When you were young, you treated that relationship with your parent as a survival relationship because it was.

You were reliant on that person for love, support, caring, food, clothing and shelter.

As an adult, you don't depend on your partner the way you once depended on your parent. But your brain will not automatically update its software to reflect that new reality.

You have to help your brain change if you want to feel more powerful in your adult relationship.

How to feel more powerful in your adult relationship

Self-compassion is the key to feeling more powerful in your adult relationship.

Your brain was focused on getting love and caring from a parent when you were young. That parental investment was the key to your survival as a child.

As an adult, you need to learn how to provide that same kind of warm, loving care internally.

As your brain develops, it adds on new features but doesn't delete the old features that were already there. So the parts of your brain that craved parental care and warmth when you were young are still inside you. We'll call this part of your brain your inner child.

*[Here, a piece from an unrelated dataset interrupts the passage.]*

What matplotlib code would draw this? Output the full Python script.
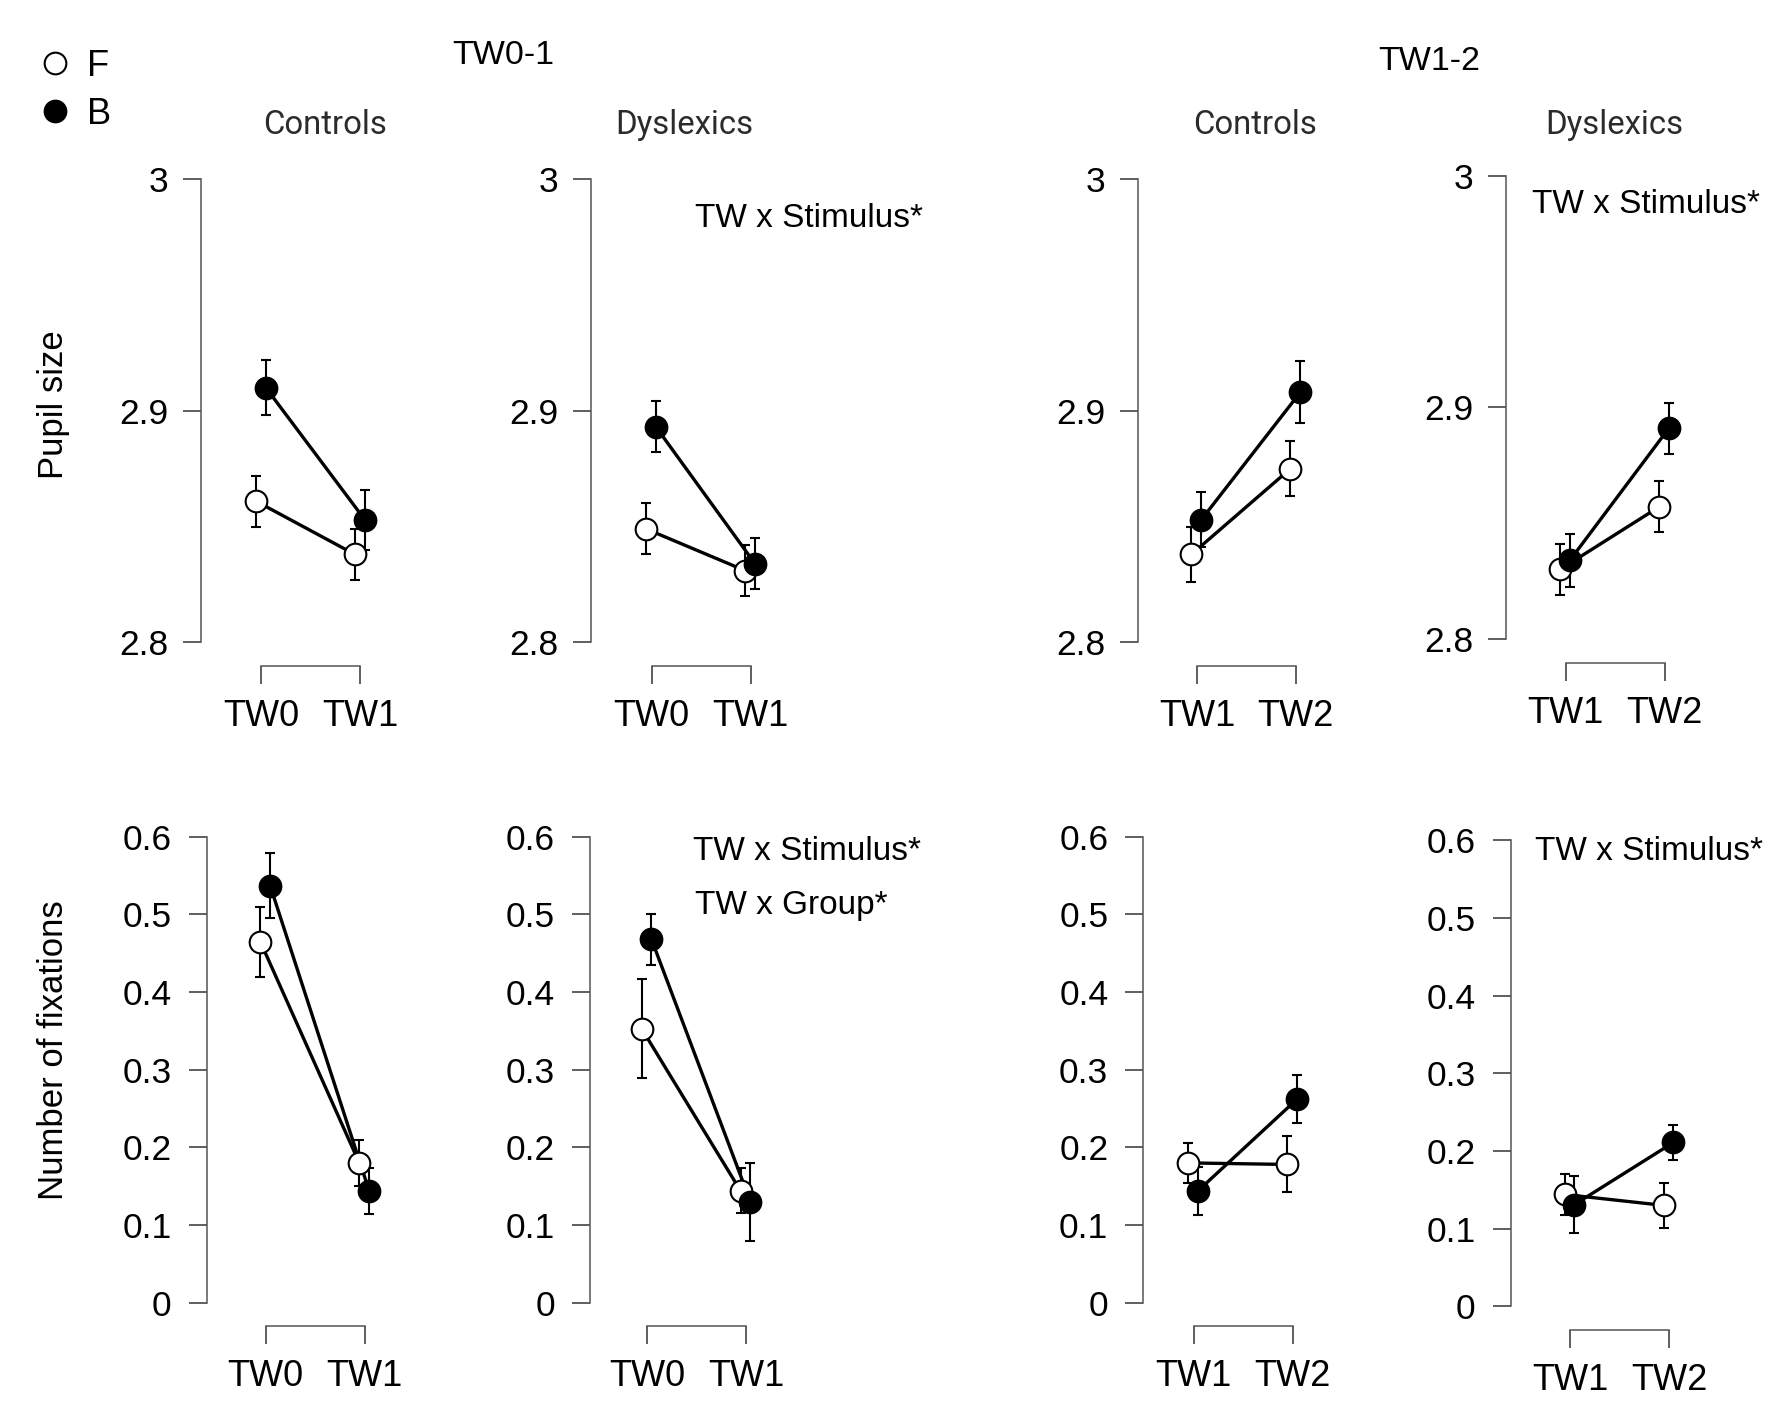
import matplotlib
matplotlib.use("Agg")
import matplotlib.pyplot as plt

plt.rcParams["font.family"] = ["Liberation Sans", "DejaVu Sans"]

# data (mean, error half-length)
panel_ticks = [["TW0", "TW1"], ["TW0", "TW1"], ["TW1", "TW2"], ["TW1", "TW2"]]
groups = ["Controls", "Dyslexics", "Controls", "Dyslexics"]

pupil_f = [[2.861, 2.838], [2.849, 2.831], [2.838, 2.875], [2.830, 2.857]]
pupil_f_err = [[0.011, 0.011], [0.011, 0.011], [0.012, 0.012], [0.011, 0.011]]
pupil_b = [[2.910, 2.853], [2.893, 2.834], [2.853, 2.908], [2.834, 2.891]]
pupil_b_err = [[0.012, 0.013], [0.011, 0.011], [0.012, 0.0135], [0.0115, 0.011]]

fix_f = [[0.465, 0.180], [0.353, 0.144], [0.180, 0.178], [0.144, 0.130]]
fix_f_err = [[0.045, 0.030], [0.064, 0.029], [0.026, 0.036], [0.027, 0.029]]
fix_b = [[0.537, 0.144], [0.468, 0.130], [0.144, 0.262], [0.131, 0.211]]
fix_b_err = [[0.042, 0.030], [0.033, 0.050], [0.031, 0.031], [0.037, 0.023]]

pupil_ticks = [2.8, 2.9, 3.0]
pupil_labels = ["2.8", "2.9", "3"]
fix_ticks = [0, 0.1, 0.2, 0.3, 0.4, 0.5, 0.6]
fix_labels = ["0", "0.1", "0.2", "0.3", "0.4", "0.5", "0.6"]

W, H = 1788, 1428
fig = plt.figure(figsize=(W / 100, H / 100), dpi=100)

# pixel layout of each panel: y-axis line, first x tick, top tick, bottom tick
rows = [
    dict(spine=[200.8, 591.0, 1137.6, 1506.0], x0=[261.3, 651.5, 1196.9, 1565.5],
         top=[179.1, 179.1, 179.1, 175.5], bot=[642.4, 642.4, 642.4, 639.0],
         f=pupil_f, fe=pupil_f_err, b=pupil_b, be=pupil_b_err,
         yt=pupil_ticks, yl=pupil_labels, lim=(2.8, 3.0), pad=10),
    dict(spine=[206.7, 589.9, 1143.3, 1510.7], x0=[265.7, 647.0, 1193.5, 1570.0],
         top=[836.7, 836.7, 836.7, 840.1], bot=[1302.7, 1302.7, 1302.7, 1306.4],
         f=fix_f, fe=fix_f_err, b=fix_b, be=fix_b_err,
         yt=fix_ticks, yl=fix_labels, lim=(0, 0.6), pad=12),
]
unit = 99.0
axcol = "#555555"

for r in rows:
    for i in range(4):
        left = r["spine"][i]
        right = r["x0"][i] + 1.7 * unit
        ax = fig.add_axes([left / W, 1 - r["bot"][i] / H,
                           (right - left) / W, (r["bot"][i] - r["top"][i]) / H])
        ax.set_xlim((left - r["x0"][i]) / unit, 1.7)
        ax.set_ylim(*r["lim"])
        ax.patch.set_alpha(0)
        for s in ["top", "right"]:
            ax.spines[s].set_visible(False)
        for s in ["left", "bottom"]:
            ax.spines[s].set_color(axcol)
            ax.spines[s].set_linewidth(1.1)
        ax.spines["bottom"].set_position(("outward", 17))
        ax.spines["bottom"].set_bounds(0, 1)
        ax.set_yticks(r["yt"])
        ax.set_yticklabels(r["yl"])
        ax.set_xticks([0, 1])
        ax.set_xticklabels(panel_ticks[i])
        ax.tick_params(axis="y", length=13.2, width=1.1, color="#333333",
                       pad=r["pad"], labelsize=25.5)
        ax.tick_params(axis="x", length=13.2, width=1.1, color="#333333", pad=10.5,
                       labelsize=26)

        xf = [-0.055, 0.945]
        xb = [0.045, 1.045]
        ax.plot(xf, r["f"][i], color="black", lw=2.4, zorder=2, clip_on=False)
        ax.plot(xb, r["b"][i], color="black", lw=2.4, zorder=2, clip_on=False)
        ax.errorbar(xf, r["f"][i], yerr=r["fe"][i], fmt="none", ecolor="black",
                    elinewidth=1.5, capsize=3.5, capthick=1.5, zorder=3, clip_on=False)
        ax.errorbar(xb, r["b"][i], yerr=r["be"][i], fmt="none", ecolor="black",
                    elinewidth=1.5, capsize=3.5, capthick=1.5, zorder=3, clip_on=False)
        ax.plot(xf, r["f"][i], "o", ms=15.6, mfc="white", mec="black", mew=1.5,
                zorder=4, clip_on=False)
        ax.plot(xb, r["b"][i], "o", ms=15.6, mfc="black", mec="black", mew=1.5,
                zorder=5, clip_on=False)

# panel group titles
for x, g in zip([325.5, 684.6, 1255.0, 1614.5], groups):
    fig.text(x / W, 1 - 125 / H, g, ha="center", va="center", fontsize=23.7,
             color="#2b2b2b", family=["Roboto", "DejaVu Sans"])

# time-window headers
fig.text(452.7 / W, 1 - 56 / H, "TW0-1", ha="left", va="center", fontsize=24.5)
fig.text(1429.7 / W, 1 - 62 / H, "TW1-2", ha="center", va="center", fontsize=24.5)

# y labels
fig.text(54 / W, 1 - 405 / H, "Pupil size", rotation=90, ha="center", va="center",
         fontsize=25)
fig.text(54 / W, 1 - 1049.7 / H, "Number of fixations", rotation=90, ha="center",
         va="center", fontsize=25)

# significance notes
notes = [(694.9, 218.6, "TW x Stimulus*"), (1531.7, 204.7, "TW x Stimulus*"),
         (692.6, 851.9, "TW x Stimulus*"), (694.9, 905.5, "TW x Group*"),
         (1534.6, 851.9, "TW x Stimulus*")]
for x, y, s in notes:
    fig.text(x / W, 1 - y / H, s, ha="left", va="center", fontsize=24)

# legend
fig.lines.append(plt.Line2D([55 / W], [1 - 63.3 / H], marker="o", ms=15.6,
                            mfc="white", mec="black", mew=1.5, ls="none",
                            transform=fig.transFigure))
fig.lines.append(plt.Line2D([55 / W], [1 - 111 / H], marker="o", ms=15.6,
                            mfc="black", mec="black", mew=1.5, ls="none",
                            transform=fig.transFigure))
fig.text(87 / W, 1 - 66 / H, "F", ha="left", va="center", fontsize=26)
fig.text(87 / W, 1 - 114 / H, "B", ha="left", va="center", fontsize=26)

fig.savefig("out.png", dpi=100)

You have also developed another part of your brain that is capable of providing warm, steady reassurance to a child in distress. We'll call this part of your brain your inner adult.

You will feel more powerful in your relationship when you learn to build a stronger connection between the two parts of your brain.

One way to do this is to visualize your younger self in your imagination, and see if you naturally feel compassion towards that child.

You can also imagine how you as an adult would comfort your younger self in a difficult situation. You can revisit memories of difficulty from your childhood, and then imagine you as an adult stepping in to provide comfort and protection to your younger self.

Another way to develop a sense of personal power is to visualize how you will take care of yourself if your partner doesn't change.

As a child, there wasn't much you could do to take care of yourself if your parents didn't offer you the comfort and protection you needed. As an adult, there's a lot you can do to take care of yourself if your partner doesn't love you the way you hope to be loved.

How to handle relationship distress

When you feel pain and loneliness in your relationship, you have the option of treating it as an opportunity to practice self-compassion.

Your instinct will be to try to get your partner to fix the problem for you, but that reinforces your brain's desire to rely on external reassurance instead of learning to comfort yourself.

Creating your own internal emotional fallback is the key to building a better relationship.

In the long run, your ability to comfort yourself makes it more likely that you will receive the kind of warmth and attention you crave from your partner.

When you feel relationship distress, when love hurts, think of it as an opportunity to practice comforting yourself.

As you do this, you will become more capable of offering warmth and compassion and acceptance to your partner. When that happens, it makes it easier for your partner to respond in the same way to you.

Remember the foundation

Personal strength, power and resilience are the foundation of lifelong love.

When you find your compassion and warmth and acceptance of your partner fading, it is usually a sign that your sense of personal power is also eroding.

When you feel powerful and strong, it is so much easier to offer warmth and acceptance to yourself and your partner.

Remember the foundation. Build the bridge between your inner child and your inner adult.

This is the way to create lasting lifelong love.